Nooyi said she has been ‘blessed’ to have had the opportunity to lead the company, but revealed that she was stepping aside to spend more time with her family.
“Twelve years is a long time as a CEO,” she said. “And even though I have a lot of fuel still left in my tank, I wanted to do something different with my life, spend more time with my family and give the next generation in PepsiCo a chance to lead this great company.”
Nooyi was named as Fortune’s second most powerful woman in business last year, coming after chairman and CEO of General Motors, Mary Barra.
Balancing short term pressures and long term management
Nooyi ended her tenure with the release of PepsiCo’s Q3 2018 earnings. Over the quarter PepsiCo saw net revenue growth of 1.5% (2.6% in the year to date) and organic revenue growth of 4.9% in the quarter (3.4% in the year to date).
The release of the results also marked Nooyi’s 75th earnings call with analysts.
Reflecting on her last 12 years as CEO she said: “Throughout my tenure we've strived to achieve a difficult balance between attending to short-term pressures while managing for the long term. And I leave today proud of the work our team has done.
“We were pioneers in business sustainability and social responsibility and embedded a sense of purpose in everything PepsiCo does, guided by our Performance with Purpose philosophy. We've transformed our product portfolio by growing our Good-for-You and Better for You options from about 38% of revenue in 2006 to roughly 50% in 2017. We more than doubled our investment in research and development to expand our more nutritious offerings and minimize our environmental impact. We became an even more valued partner to our retail customers.

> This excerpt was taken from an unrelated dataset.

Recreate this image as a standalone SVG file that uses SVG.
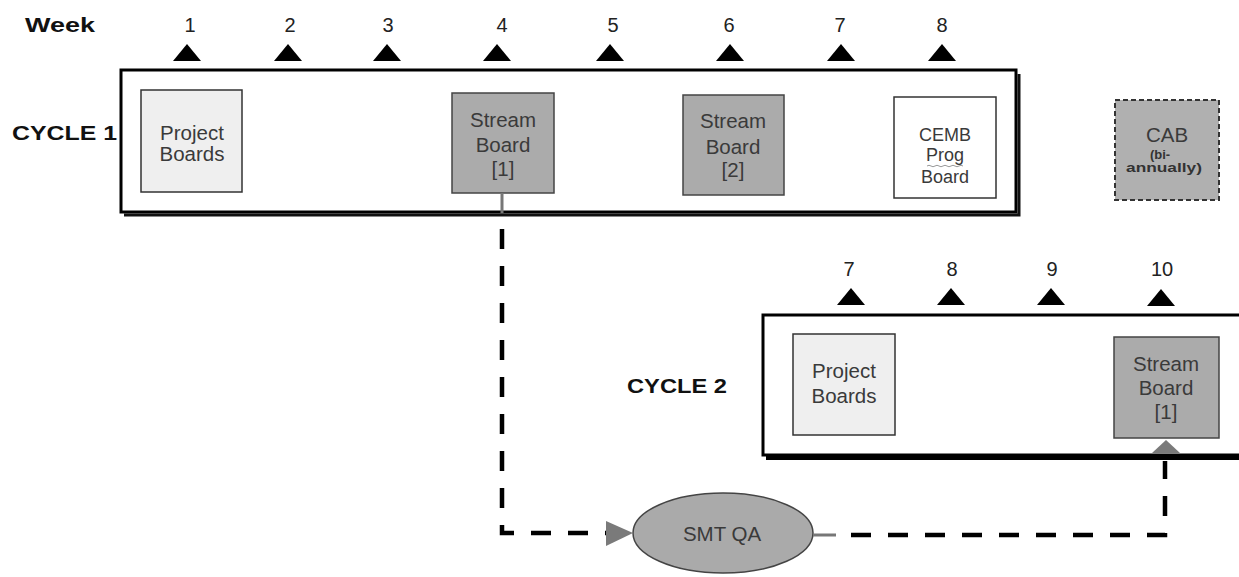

“We were selected as the #1 food and beverage supplier in the US in the most recent 2017 Advantage Report and named Best-in-Class Manufacturer by Kantar for the second year in a row. We made positive contributions to communities around the globe in which we operate through our support of access to clean drinking water, human rights, nutrition, agricultural programs and many more initiatives.
“And we invested significantly in new capabilities in areas like design and e-commerce to better position our company for a successful future. In the midst of managing the business for the long term, we also delivered strong and consistent financial performance."
Nooyi also outlined financial achievements for PepsiCo over the last decade. Over the period 2006 to 2017, PepsiCo net revenue has grown more than 80%, with the company adding a new billion-dollar brand nearly every other year. It returned $79bn to shareholders through dividends and share repurchases, and its market capitalization increased by $68bn. Dividends per share nearly tripled from $1.16 to $3.17, and the company generated total shareholder return of 162%.
“Finally and very importantly, we have been on Ethisphere's list of most ethical companies for the past 12 years," continued Nooyi. "For all of this, I'm grateful to my outstanding PepsiCo associates, who gave so much to PepsiCo and me over the past 12 years.”
Laguarta takes the lead
Nooyi will be succeeded by Barcelona native Ramon Laguarta. He was appointed president in 2017 and has served the company for 22 years. He will become the sixth CEO in PepsiCo’s 53 year history.
Laguarta became president of PepsiCo in September last year, overseeing global operations, corporate strategy, public policy and government affairs. Prior to this, he was CEO for the Europe Sub-Saharan Africa division, and his role before that was as president for the Eastern Europe Region.
Before joining PepsiCo, Laguarta worked for confectionery company Chupa Chups in Spain.
Nooyi described Laguarta as a ‘terrific executive’ with a ‘deep understanding’ of consumer preferences and critical global trends.
“I'm confident he will lead PepsiCo to new and greater heights in the years to come. The potential for PepsiCo is enormous,” she concluded.